Naturally, a DSCR of less than 1 is not as reassuring for lenders, nor is it a good ratio for borrowers. Imagine the same property with the same annual net operating income, but a larger debt service of $650,000 per year. Plug those numbers into the formula and you get:
- $600,000 / $650,000 = 0.923 DSCR
This tells you that the DSCR indicates that the property can’t cover its debt obligations over the next year. It will eventually need to take on another type of debt to cover the expenses or will need to increase its NOI somehow.
Calculate the TDS:
Calculate the DSCR:
What Does the DSCR Tell Lenders/Borrowers?
At its core, the debt-service coverage ratio tells investors whether a property, person, or company is a good investment given their current net operating income and debt expenses. For example, a person applying for a mortgage to a bank with a high DSCR (say, 1.4) may be a good investment since their income indicates they can pay all their current debts more than once over the next year. They probably have a lot of disposable income or practice good money-saving habits to keep their debts down.
On the flip side, the DSCR can also tell investors if a particular investment is a bad idea. If a company has a DSCR of .8, that means that it doesn’t bring in enough revenue to currently cover its debts. It needs new investments badly, which could cause the company owners to take drastic steps or even lie to investors.
That said, a low DSCR is not necessarily a bad thing. For example, startup investors or angel investors are often accustomed to investing in companies with a DSCR of less than one. For many companies across industries, it takes quite some time before profits really get going and before debts become manageable. Until that time, such companies rely on frequent cash injections to stay afloat.
Because of these factors, the DSCR analysis only goes so far. Investors or lenders must also use context and their own judgment when determining whether a DSCR is good or bad relative to other companies or entities in the same situation.
What is the “Ideal” DSCR?
The “ideal” DSCR is heavily dependent on the lender and asset type. In general, however, lenders will look for a DSCR between 1.25 and 1.5, with plenty of variation at the upper and lower ends of this range.
At minimum, a good investment should produce 25% more income than it needs to pay for its current debts. That shows a healthy income stream, good management, good money-saving habits, and other positive attributes that can make a lender more confident in an investment or individual.
But remember that DSCRs can change as companies or entities evolve as well. For example, an investor looking at an investment property with a DSCR of 1.1 might still decide to invest in a property if they have a report projecting that the DSCR should be 1.5 within the next year.
There’s no single ideal DSCR; it all depends on the industry, the asset or company being considered, and other factors.
Debt-Service Coverage Ratio vs.

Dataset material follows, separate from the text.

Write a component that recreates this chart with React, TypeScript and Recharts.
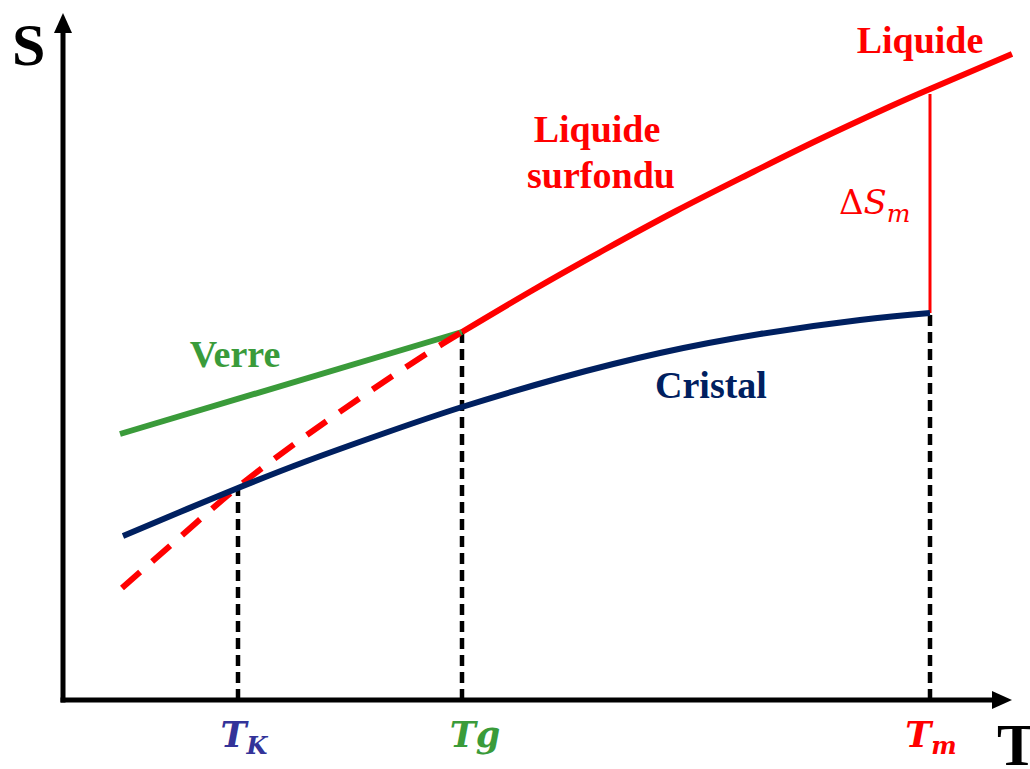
import React from 'react';
import { ComposedChart, Line, XAxis, YAxis, ReferenceDot, ReferenceLine } from 'recharts';

// Temperature (T) / entropy (S) values (arbitrary units)
const liquidT = [39.9, 47.0, 54.1, 61.3, 68.4, 75.5, 82.6, 86.7, 94.9];
const liquidS = [36.8, 41.0, 45.0, 48.9, 52.5, 56.0, 59.3, 61.1, 64.6];
const crystalT = [6.0, 11.7, 17.5, 24.4, 32.2, 39.9, 49.7, 59.7, 69.7, 79.7, 86.7];
const crystalS = [16.4, 18.8, 21.2, 23.9, 26.7, 29.3, 32.2, 34.7, 36.6, 38.0, 38.7];
const glassT = [5.7, 39.9];
const glassS = [26.6, 36.8];
const supercooledT = [5.9, 11.7, 17.5, 23.7, 29.7, 35.7, 39.9];
const supercooledS = [11.2, 16.3, 21.3, 26.0, 30.2, 34.2, 36.8];

// Characteristic temperatures (T_K, Tg, Tm) and entropies where the guides stop
const markT = [17.5, 39.9, 86.7];
const markS = [21.2, 36.8, 38.7];
const meltingS = [38.7, 60.6];

const T_MAX = 95;
const S_MAX = 69;

const RED = '#FF0000';
const NAVY = '#002060';
const GREEN = '#3A9B3A';
const VIOLET = '#333399';

const toPts = (ts: number[], ss: number[]) => ts.map((t, i) => ({ t, s: ss[i] }));

const liquid = toPts(liquidT, liquidS);
const crystal = toPts(crystalT, crystalS);
const glass = toPts(glassT, glassS);
const supercooled = toPts(supercooledT, supercooledS);
const guides = markT.map((t, i) => [
  { t, s: 0 },
  { t, s: markS[i] },
]);
const melting = toPts([markT[2], markT[2]], meltingS);

const serif = 'Liberation Serif, Times New Roman, serif';
const math = 'DejaVu Serif, serif';

type TextSpec = {
  t: number;
  s: number;
  anchor: 'start' | 'middle' | 'end';
  node: React.ReactNode;
};

const App = () => {
  const texts: TextSpec[] = [
    {
      t: -5.1,
      s: 63.5,
      anchor: 'start',
      node: <tspan fontFamily={serif} fontWeight="bold" fontSize={60} fill="#000">S</tspan>,
    },
    {
      t: 93.4,
      s: -6.5,
      anchor: 'start',
      node: <tspan fontFamily={serif} fontWeight="bold" fontSize={60} fill="#000">T</tspan>,
    },
    {
      t: 85.7,
      s: 64.7,
      anchor: 'middle',
      node: <tspan fontFamily={serif} fontWeight="bold" fontSize={38} fill={RED}>Liquide</tspan>,
    },
    {
      t: 53.4,
      s: 55.8,
      anchor: 'middle',
      node: <tspan fontFamily={serif} fontWeight="bold" fontSize={38} fill={RED}>Liquide</tspan>,
    },
    {
      t: 53.8,
      s: 51.2,
      anchor: 'middle',
      node: <tspan fontFamily={serif} fontWeight="bold" fontSize={38} fill={RED}>surfondu</tspan>,
    },
    {
      t: 17.2,
      s: 33.3,
      anchor: 'middle',
      node: <tspan fontFamily={serif} fontWeight="bold" fontSize={38} fill={GREEN}>Verre</tspan>,
    },
    {
      t: 64.8,
      s: 30.2,
      anchor: 'middle',
      node: <tspan fontFamily={serif} fontWeight="bold" fontSize={38} fill={NAVY}>Cristal</tspan>,
    },
    {
      t: 77.6,
      s: 48.6,
      anchor: 'start',
      node: (
        <>
          <tspan fontFamily={math} fontSize={34} fill={RED}>Δ</tspan>
          <tspan fontFamily={math} fontStyle="italic" fontSize={34} fill={RED}>S</tspan>
          <tspan fontFamily={math} fontStyle="italic" fontSize={25} fill={RED} dy={8}>m</tspan>
        </>
      ),
    },
    {
      t: 18.1,
      s: -4.7,
      anchor: 'middle',
      node: (
        <>
          <tspan fontFamily={math} fontStyle="italic" fontWeight="bold" fontSize={35} fill={VIOLET}>T</tspan>
          <tspan fontFamily={math} fontStyle="italic" fontWeight="bold" fontSize={24} fill={VIOLET} dy={7}>K</tspan>
        </>
      ),
    },
    {
      t: 41.2,
      s: -4.7,
      anchor: 'middle',
      node: <tspan fontFamily={math} fontStyle="italic" fontWeight="bold" fontSize={35} fill={GREEN}>Tg</tspan>,
    },
    {
      t: 86.8,
      s: -4.7,
      anchor: 'middle',
      node: (
        <>
          <tspan fontFamily={math} fontStyle="italic" fontWeight="bold" fontSize={35} fill={RED}>T</tspan>
          <tspan fontFamily={math} fontStyle="italic" fontWeight="bold" fontSize={24} fill={RED} dy={7}>m</tspan>
        </>
      ),
    },
  ];

  return (
    <div style={{ position: 'absolute', left: 0, top: 0, width: 1030, height: 769, background: '#fff' }}>
      <ComposedChart
        width={1030}
        height={769}
        margin={{ top: 10, right: 17, left: 63, bottom: 69 }}
      >
        <XAxis type="number" dataKey="t" domain={[0, T_MAX]} hide allowDataOverflow />
        <YAxis type="number" dataKey="s" domain={[0, S_MAX]} hide allowDataOverflow />

        {/* axes */}
        <ReferenceLine
          segment={[{ x: 0, y: 0 }, { x: 93.5, y: 0 }]}
          stroke="#000"
          strokeWidth={5}
          strokeLinecap="square"
          ifOverflow="visible"
        />
        <ReferenceLine
          segment={[{ x: 0, y: 0 }, { x: 0, y: 67.5 }]}
          stroke="#000"
          strokeWidth={5}
          strokeLinecap="square"
          ifOverflow="visible"
        />
        <ReferenceDot
          x={0}
          y={68.7}
          ifOverflow="visible"
          shape={(p: any) => (
            <polygon
              points={`${p.cx},${p.cy} ${p.cx - 9},${p.cy + 20} ${p.cx + 9},${p.cy + 20}`}
              fill="#000"
            />
          )}
        />
        <ReferenceDot
          x={94.9}
          y={0}
          ifOverflow="visible"
          shape={(p: any) => (
            <polygon
              points={`${p.cx},${p.cy} ${p.cx - 20},${p.cy - 9} ${p.cx - 20},${p.cy + 9}`}
              fill="#000"
            />
          )}
        />

        {/* vertical dashed guides */}
        {guides.map((g, i) => (
          <Line
            key={`g${i}`}
            data={g}
            dataKey="s"
            type="linear"
            stroke="#000"
            strokeWidth={4.5}
            strokeDasharray="11 6"
            dot={false}
            activeDot={false}
            isAnimationActive={false}
          />
        ))}

        {/* melting entropy jump */}
        <Line
          data={melting}
          dataKey="s"
          type="linear"
          stroke={RED}
          strokeWidth={3}
          dot={false}
          activeDot={false}
          isAnimationActive={false}
        />

        <Line
          data={glass}
          dataKey="s"
          type="linear"
          stroke={GREEN}
          strokeWidth={6}
          dot={false}
          activeDot={false}
          isAnimationActive={false}
        />
        <Line
          data={supercooled}
          dataKey="s"
          type="natural"
          stroke={RED}
          strokeWidth={6}
          strokeDasharray="24 16"
          dot={false}
          activeDot={false}
          isAnimationActive={false}
        />
        <Line
          data={liquid}
          dataKey="s"
          type="natural"
          stroke={RED}
          strokeWidth={6}
          dot={false}
          activeDot={false}
          isAnimationActive={false}
        />
        <Line
          data={crystal}
          dataKey="s"
          type="natural"
          stroke={NAVY}
          strokeWidth={6}
          dot={false}
          activeDot={false}
          isAnimationActive={false}
        />

        {texts.map((tx, i) => (
          <ReferenceDot
            key={`t${i}`}
            x={tx.t}
            y={tx.s}
            ifOverflow="visible"
            shape={(p: any) => (
              <text x={p.cx} y={p.cy} textAnchor={tx.anchor}>
                {tx.node}
              </text>
            )}
          />
        ))}
      </ComposedChart>
    </div>
  );
};

export default App;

Interest Coverage Ratio
A similar tool to the DSCR is the interest coverage ratio. This tells you how many times an investment’s operating profit can cover the interest it pays on its debts over a specific period of time. The interest coverage ratio is calculated annually in most cases.
The interest coverage ratio formula is as follows:
- ICR = EBIT / total interest payments
The EBIT is the operating profit minus overhead and operating expenses like rent, cost of goods or maintenance, wages, utilities, and more. It essentially calculates the cash available for paying interest payments after all necessary expenses have been taken care of.
As you can see, the DSCR is a little more comprehensive than the interest coverage ratio since it calculates how well an investment can meet both its principal and interest payments rather than just the interest.
Ultimately, the DSCR is a worthwhile formula to have in your back pocket when you want to make a snap judgment about a property before investing in it. However, remember to use other investment analysis tools, including in-depth looks at a property’s revenue streams, projected profits, and more, before making a final decision.